Proof plan. The argument proceeds by dividing the $H^s$ membership condition $(1 + |\xi|^2)^{s/2}\hat{u} = T_g$ by the weight $(1 + |\xi|^2)^{s/2}$. Since this weight is a smooth, everywhere-positive function in $\mathcal{O}_M(\mathbb{R}^n)$, multiplying a regular distribution by its reciprocal produces another regular distribution, yielding the representative $(\hat{u})_{\mathrm{rep}}$.

Step 1: Dividing by the weight. By the definition of $H^s(\mathbb{R}^n)$, there exists $g \in L^2(\mathbb{R}^n)$ such that $(1 + |\xi|^2)^{s/2}\hat{u} = T_g$ in $\mathcal{S}'(\mathbb{R}^n)$. The reciprocal $(1 + |\xi|^2)^{-s/2}$ belongs to $\mathcal{O}_M(\mathbb{R}^n)$ (it is smooth on $\mathbb{R}^n$ and all its derivatives have at most polynomial growth). Multiplying both sides by $(1 + |\xi|^2)^{-s/2}$:
\begin{align*} \hat{u} = (1 + |\xi|^2)^{-s/2} \cdot T_g. \end{align*}

Step 2: Identifying the representative. For any $h \in L^1_{\mathrm{loc}}(\mathbb{R}^n)$ and any $\psi \in \mathcal{O}_M(\mathbb{R}^n)$, the product $\psi \cdot T_h = T_{\psi h}$ (the regular distribution of the pointwise product $\psi h$). Applying this with $\psi = (1 + |\xi|^2)^{-s/2}$ and $h = g$:
\begin{align*} \hat{u} = T_{(\hat{u})_{\mathrm{rep}}}, \qquad (\hat{u})_{\mathrm{rep}}(\xi) := g(\xi)(1 + |\xi|^2)^{-s/2}. \end{align*}
Since $g \in L^2(\mathbb{R}^n)$ and $(1 + |\xi|^2)^{-s/2}$ is locally bounded, the product $(\hat{u})_{\mathrm{rep}} \in L^1_{\mathrm{loc}}(\mathbb{R}^n)$. Hence $\hat{u}$ is a regular distribution.
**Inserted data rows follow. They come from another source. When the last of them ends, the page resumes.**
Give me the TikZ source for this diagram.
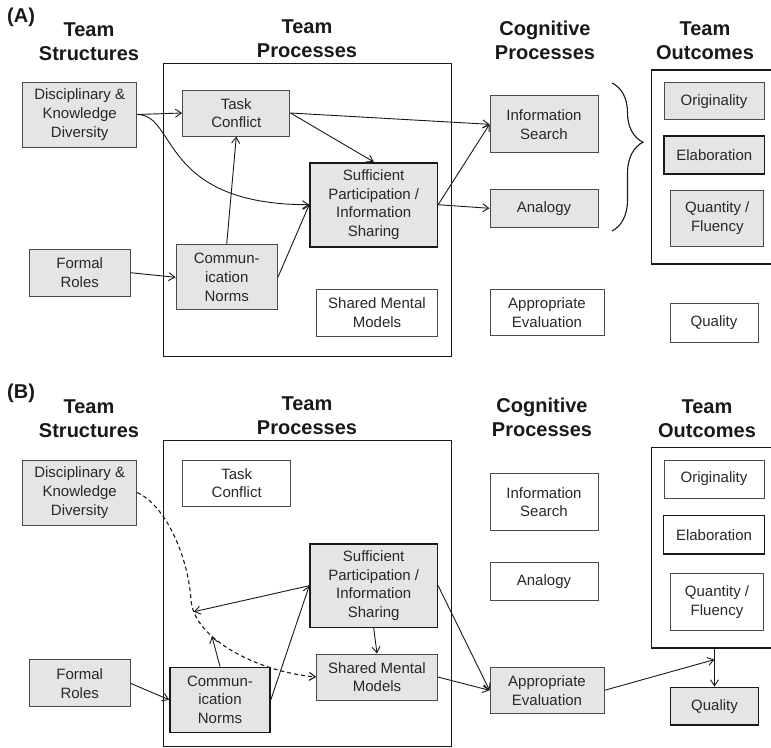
\documentclass[tikz,border=0pt]{standalone}
\usepackage{fontspec}
\setmainfont{Liberation Sans}
\usetikzlibrary{arrows.meta,decorations.pathreplacing}
\definecolor{boxfill}{RGB}{229,229,229}
\definecolor{edgecol}{RGB}{75,75,75}
\definecolor{inkcol}{RGB}{25,25,25}
\definecolor{txtcol}{RGB}{40,40,40}
\newcommand\boxfont{\fontsize{15}{18.7}\selectfont}
\newcommand\headfont{\fontsize{20}{24}\selectfont\bfseries}
\tikzset{
  gbox/.style={draw=edgecol, fill=boxfill, line width=1pt, inner sep=0pt, align=center, font=\boxfont, text=txtcol},
  wbox/.style={gbox, fill=white},
  gboxb/.style={gbox, draw=inkcol, line width=1.6pt},
  wboxb/.style={wbox, draw=inkcol, line width=1.6pt},
  sz/.style 2 args={minimum width=#1pt, minimum height=#2pt},
  frame/.style={draw=inkcol, line width=1.4pt, inner sep=0pt, anchor=north west},
  head/.style={font=\headfont, align=center, anchor=north, inner sep=0pt, text=inkcol},
  panel/.style={font=\headfont, anchor=base west, inner sep=0pt, text=inkcol},
  arr/.style={-{Straight Barb[length=6pt,width=8pt]}, line width=0.9pt, draw=inkcol},
  dasharr/.style={arr, line width=1.1pt, dash pattern=on 4pt off 3pt},
  curly/.style={draw=inkcol, line width=1.1pt, decorate, decoration={brace, amplitude=31pt, aspect=0.4}}
}
\begin{document}
\begin{tikzpicture}[x=1pt, y=-1pt]
\useasboundingbox (0,0) rectangle (771,747);

% ---------------- Panel A ----------------
\node[panel] (labA) at (7,22) {(A)};
\node[head] (hsA) at (89,22.7) {Team\\Structures};
\node[head] (hpA) at (307,19.3) {Team\\Processes};
\node[head] (hcA) at (545,20.7) {Cognitive\\Processes};
\node[head] (hoA) at (705,21.7) {Team\\Outcomes};

\node[frame, sz={288}{293.3}] (tpA) at (162.7,62.7) {};
\node[frame, sz={140}{194}] (obA) at (650.7,69.3) {};

\node[gbox, sz={114}{65}] (dA) at (79.7,114.5) {Disciplinary \&\\Knowledge\\Diversity};
\node[gbox, sz={100.7}{46.7}] (frA) at (79.7,272.7) {Formal\\Roles};
\node[gbox, sz={107.3}{46}] (tcA) at (236.3,113) {Task\\Conflict};
\node[gboxb, sz={127.3}{84}] (spA) at (373.7,204.7) {Sufficient\\Participation /\\Information\\Sharing};
\node[gbox, sz={101.3}{65.3}] (cnA) at (226.7,277.3) {Commun-\\ication\\Norms};
\node[wbox, sz={120.7}{46.7}] (smA) at (377,312.7) {Shared Mental\\Models};
\node[gbox, sz={108}{56.7}] (isA) at (544,124.3) {Information\\Search};
\node[gbox, sz={108}{38}] (anA) at (544,208.3) {Analogy};
\node[wbox, sz={114}{46}] (aeA) at (547,312.3) {Appropriate\\Evaluation};
\node[gbox, sz={100}{37.3}] (orA) at (714,101.3) {Originality};
\node[gboxb, sz={100.7}{38}] (elA) at (714.3,155) {Elaboration};
\node[gbox, sz={93.3}{56}] (qfA) at (717.3,218) {Quantity /\\Fluency};
\node[wbox, sz={88}{39}] (quA) at (714,322.5) {Quality};

\draw[curly] (612,83) -- (612,231);

\draw[arr] (dA.east) -- (tcA.west);
\draw[arr] (dA.east) .. controls +(40,0) and +(-150,0) .. (spA.west);
\draw[arr] (tcA.east) -- (isA.west);
\draw[arr] (tcA.east) -- (spA.north);
\draw[arr] (cnA.north) -- (tcA.south);
\draw[arr] (cnA.east) -- (spA.west);
\draw[arr] (frA.east) -- (cnA.west);
\draw[arr] (spA.east) -- (isA.west);
\draw[arr] (spA.east) -- (anA.west);

% ---------------- Panel B ----------------
\node[panel] (labB) at (7,398) {(B)};
\node[head] (hsB) at (89,400) {Team\\Structures};
\node[head] (hpB) at (307,396.7) {Team\\Processes};
\node[head] (hcB) at (542,398.3) {Cognitive\\Processes};
\node[head] (hoB) at (707,399.3) {Team\\Outcomes};

\node[frame, sz={288}{305.5}] (tpB) at (162.7,440) {};
\node[frame, sz={140}{200.6}] (obB) at (650.7,446.7) {};

\node[gbox, sz={114}{65}] (dB) at (79.7,492.5) {Disciplinary \&\\Knowledge\\Diversity};
\node[gbox, sz={100.7}{46.7}] (frB) at (79.7,683.3) {Formal\\Roles};
\node[wbox, sz={108}{46}] (tcB) at (236.7,483) {Task\\Conflict};
\node[gboxb, sz={127.3}{83.3}] (spB) at (373.7,585.7) {Sufficient\\Participation /\\Information\\Sharing};
\node[gbox, sz={120.7}{46}] (smB) at (377,677) {Shared Mental\\Models};
\node[gboxb, sz={100}{65}] (cnB) at (220,699.8) {Commun-\\ication\\Norms};
\node[wbox, sz={108}{57.4}] (isB) at (544,502) {Information\\Search};
\node[wbox, sz={108}{38}] (anB) at (544,581.7) {Analogy};
\node[gbox, sz={114}{46}] (aeB) at (547,690.3) {Appropriate\\Evaluation};
\node[wbox, sz={100}{38}] (orB) at (714,479) {Originality};
\node[wboxb, sz={100.7}{38.3}] (elB) at (714,534.8) {Elaboration};
\node[wbox, sz={93.3}{57.4}] (qfB) at (717,602) {Quantity /\\Fluency};
\node[gboxb, sz={87.7}{37.7}] (quB) at (714.5,706.2) {Quality};

\draw[dasharr] (dB.east) .. controls (165,505) and (188,555) .. (191,600)
   .. controls (194,640) and (260,672) .. (smB.west)
   coordinate[pos=0.1] (dk1) coordinate[pos=0.33] (dk2);
\draw[arr] (spB.west) -- (dk1);
\draw[arr] (cnB.north) -- (dk2);
\draw[arr] (cnB.east) -- (spB.west);
\draw[arr] (frB.east) -- (cnB.west);
\draw[arr] (spB.south) -- (smB.north);
\draw[arr] (spB.east) -- (aeB.west);
\draw[arr] (smB.east) -- (aeB.west);
\draw[arr] (quB.north |- obB.south) -- (quB.north);
\path (quB.north) ++(0,-27) coordinate (qin);
\draw[arr] (aeB.east) -- (qin);
\end{tikzpicture}
\end{document}
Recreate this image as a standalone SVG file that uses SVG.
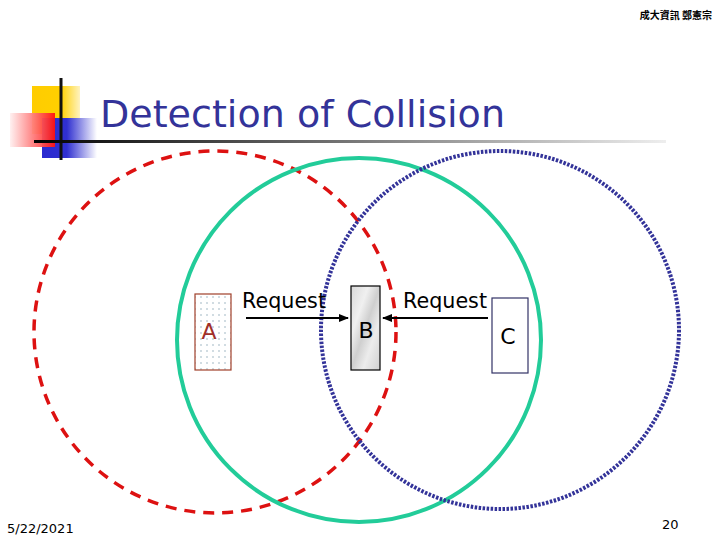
<svg xmlns="http://www.w3.org/2000/svg" width="720" height="540" viewBox="0 0 720 540">
<style>
.lbl{font-family:"DejaVu Sans","Liberation Sans",sans-serif;fill:#000}
.foot{font-family:"DejaVu Sans","Liberation Sans",sans-serif;font-size:13px;fill:#000}
.conn{stroke:#000;stroke-width:2;fill:none;marker-end:url(#ah)}
</style>
<defs>
<marker id="ah" markerWidth="10" markerHeight="10" refX="9" refY="5" orient="auto" markerUnits="userSpaceOnUse">
<path d="M0,1 L10,5 L0,9 Z" fill="#000"/>
</marker>
<linearGradient id="hl" x1="0" x2="1" y1="0" y2="0">
<stop offset="0" stop-color="#000"/>
<stop offset="0.5" stop-color="#777"/>
<stop offset="1" stop-color="#eee"/>
</linearGradient>
<linearGradient id="redg" x1="0" x2="1" y1="0" y2="0">
<stop offset="0" stop-color="#fff0f0"/>
<stop offset="1" stop-color="#ff1010"/>
</linearGradient>
<linearGradient id="blueg" x1="0" x2="1" y1="0" y2="0">
<stop offset="0" stop-color="#2a2ad0"/>
<stop offset="0.45" stop-color="#3030d0"/>
<stop offset="1" stop-color="#ffffff"/>
</linearGradient>
<linearGradient id="yelg" x1="0" x2="1" y1="0" y2="0">
<stop offset="0" stop-color="#ffcc00"/>
<stop offset="0.6" stop-color="#ffd000"/>
<stop offset="1" stop-color="#fff3c0"/>
</linearGradient>
<pattern id="dots" width="6" height="6" patternUnits="userSpaceOnUse">
<rect width="6" height="6" fill="#fff"/>
<circle cx="3" cy="3" r="0.7" fill="#7fa0b0"/>
</pattern>
<linearGradient id="marble" x1="0" y1="0" x2="1" y2="1">
<stop offset="0" stop-color="#d8d8d8"/>
<stop offset="0.3" stop-color="#f0f0f0"/>
<stop offset="0.5" stop-color="#cfcfcf"/>
<stop offset="0.7" stop-color="#ececec"/>
<stop offset="1" stop-color="#d0d0d0"/>
</linearGradient>
</defs>
<rect width="720" height="540" fill="#fff"/>
<text x="712" y="19" text-anchor="end" font-family="'Noto Sans CJK TC',sans-serif" font-size="10" font-weight="bold" fill="#000">成大資訊 鄭憲宗</text>
<g id="logo">
<rect x="32" y="86" width="48" height="48" fill="url(#yelg)"/>
<rect x="42" y="118" width="55" height="40" fill="url(#blueg)"/>
<rect x="10" y="113" width="45" height="34" fill="url(#redg)" opacity="0.95"/>
<line x1="61" y1="78" x2="61" y2="160" stroke="#111" stroke-width="3"/>
</g>
<rect x="34" y="140" width="632" height="3" fill="url(#hl)"/>
<text x="100" y="127" font-family="'DejaVu Sans','Liberation Sans',sans-serif" font-size="38" fill="#333399" textLength="405" lengthAdjust="spacingAndGlyphs">Detection of Collision</text>
<g id="circles" fill="none">
<circle id="circleA" cx="215" cy="332" r="181" stroke="#dd1111" stroke-width="3.5" stroke-dasharray="11 8"/>
<circle id="circleB" cx="359" cy="340" r="182" stroke="#22cc99" stroke-width="4"/>
<circle id="circleC" cx="500" cy="330" r="179" stroke="#333399" stroke-width="4" stroke-dasharray="2.5 1.5"/>
</g>
<g id="nodeA">
<rect x="195" y="294" width="36" height="76" fill="url(#dots)" stroke="#a0402a" stroke-width="1.2"/>
<text x="209" y="339" text-anchor="middle" font-family="'DejaVu Sans',sans-serif" font-size="22" fill="#a0302a">A</text>
</g>
<g id="nodeB">
<rect x="351" y="286" width="29" height="84" fill="url(#marble)" stroke="#000" stroke-width="1.2"/>
<text x="366" y="338" text-anchor="middle" class="lbl" font-size="22">B</text>
</g>
<g id="nodeC">
<rect x="492" y="298" width="36" height="75" fill="#fff" stroke="#333366" stroke-width="1.2"/>
<text x="508" y="344" text-anchor="middle" class="lbl" font-size="22">C</text>
</g>
<g id="connectors">
<line class="conn" x1="246" y1="318" x2="348" y2="318"/>
<line class="conn" x1="488" y1="318" x2="383" y2="318"/>
<text x="242" y="308" class="lbl" font-size="22" textLength="84" lengthAdjust="spacingAndGlyphs">Request</text>
<text x="403" y="308" class="lbl" font-size="22" textLength="84" lengthAdjust="spacingAndGlyphs">Request</text>
</g>
<text x="7" y="533" class="foot">5/22/2021</text>
<text x="662" y="529" class="foot">20</text>
</svg>
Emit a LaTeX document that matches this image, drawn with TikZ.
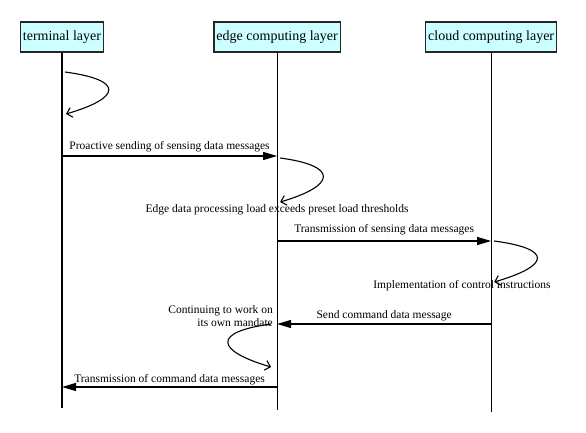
\documentclass[tikz,border=0pt]{standalone}
\usepackage{fontspec}
\setmainfont{Liberation Serif}
\usepackage{xcolor}
\usepackage{tikz}
\usetikzlibrary{arrows.meta, positioning}

\definecolor{layercyan}{RGB}{204,255,255}

\begin{document}
\begin{tikzpicture}[
        x=1pt, y=-1pt,
        node distance=1cm and 109pt,
        layer/.style={rectangle, draw=black!85, line width=1.4pt, fill=layercyan, font=\fontsize{14}{16}\selectfont, minimum height=30pt, inner xsep=2.5pt, inner ysep=0pt},
        lifeline/.style={draw, line width=1.2pt},
        msg/.style={draw, line width=1.2pt, -{Triangle[length=14pt, width=8pt]}},
        selfloop/.style={draw, line width=1.1pt, -{Straight Barb[length=5pt, width=10pt]}},
        lbl/.style={font=\fontsize{11.5}{13}\selectfont, inner sep=1pt}
    ]

    \useasboundingbox [fill=white] (0,0) rectangle (586,433);

    % Layers
    \node [layer] (term) at (62,37) {terminal layer};
    \node [layer, right=of term] (edge) {edge computing layer};
    \node [layer, right=84pt of edge] (cloud) {cloud computing layer};

    % Lifeline ends
    \coordinate (term-end) at (term |- 0,408);
    \coordinate (edge-end) at (edge |- 0,410);
    \coordinate (cloud-end) at (cloud |- 0,412);

    % Message points
    \coordinate (t1) at (term |- 0,156);
    \coordinate (e1) at (edge |- 0,156);
    \coordinate (e2) at (edge |- 0,241);
    \coordinate (c2) at (cloud |- 0,241);
    \coordinate (c3) at (cloud |- 0,324);
    \coordinate (e3) at (edge |- 0,324);
    \coordinate (e4) at (edge |- 0,387);
    \coordinate (t4) at (term |- 0,387);

    % Self loop points
    \coordinate (tl-a) at (term |- 0,72);
    \coordinate (tl-b) at (term |- 0,114);
    \coordinate (el-a) at (edge |- 0,158);
    \coordinate (el-b) at (edge |- 0,202);
    \coordinate (cl-a) at (cloud |- 0,241);
    \coordinate (cl-b) at (cloud |- 0,282);
    \coordinate (ml-a) at (edge |- 0,324);
    \coordinate (ml-b) at (edge |- 0,367);

    % Lifelines
    \path [lifeline] (term) -- (term-end);
    \path [lifeline] (edge) -- (edge-end);
    \path [lifeline] (cloud) -- (cloud-end);

    % Self loops
    \path [selfloop] ([xshift=3pt]tl-a) .. controls +(60,8) and +(55,-16) .. ([xshift=4pt]tl-b);
    \path [selfloop] ([xshift=3pt]el-a) .. controls +(60,8) and +(55,-16) .. ([xshift=3pt]el-b);
    \path [selfloop] ([xshift=3pt]cl-a) .. controls +(60,8) and +(55,-16) .. ([xshift=3pt]cl-b);
    \path [selfloop] ([xshift=-6pt]ml-a) .. controls +(-60,8) and +(-55,-16) .. ([xshift=-6pt]ml-b);

    % Loop labels
    \node [lbl] (overload) at (edge |- 0,210) {Edge data processing load exceeds preset load thresholds};
    \node [lbl] (control) at (462,286) {Implementation of control instructions};
    \node [lbl, align=right, anchor=east] (mandate) at (274,316) {Continuing to work on\\its own mandate};

    % Messages
    \path [msg] (t1) -- node [lbl, above=2pt] {Proactive sending of sensing data messages} (e1);
    \path [msg] (e2) -- node [lbl, above=4pt] {Transmission of sensing data messages} (c2);
    \path [msg] (c3) -- node [lbl, above=1pt] {Send command data message} (e3);
    \path [msg] (e4) -- node [lbl, above=0pt] {Transmission of command data messages} (t4);

\end{tikzpicture}
\end{document}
Step 3: The integral formula. Since $g(\xi) = (1 + |\xi|^2)^{s/2}(\hat{u})_{\mathrm{rep}}(\xi)$ $\mathcal{L}^n$-a.e., the norm becomes
\begin{align*} \|u\|_{H^s}^2 = \|g\|_{L^2}^2 = \int_{\mathbb{R}^n} |g(\xi)|^2\, d\mathcal{L}^n(\xi) = \int_{\mathbb{R}^n} (1 + |\xi|^2)^{s}\, |(\hat{u})_{\mathrm{rep}}(\xi)|^2\, d\mathcal{L}^n(\xi). \end{align*}

Step 4: Uniqueness. If $\hat{u} = T_{h_1} = T_{h_2}$ for $h_1, h_2 \in L^1_{\mathrm{loc}}(\mathbb{R}^n)$, then $T_{h_1 - h_2} = 0$ in $\mathcal{S}'(\mathbb{R}^n)$. Since $\mathcal{S}(\mathbb{R}^n)$ contains $C_c^\infty(\mathbb{R}^n)$, this gives $\int (h_1 - h_2)\phi\, d\mathcal{L}^n = 0$ for all $\phi \in C_c^\infty(\mathbb{R}^n)$, and the fundamental lemma of the calculus of variations gives $h_1 = h_2$ $\mathcal{L}^n$-a.e.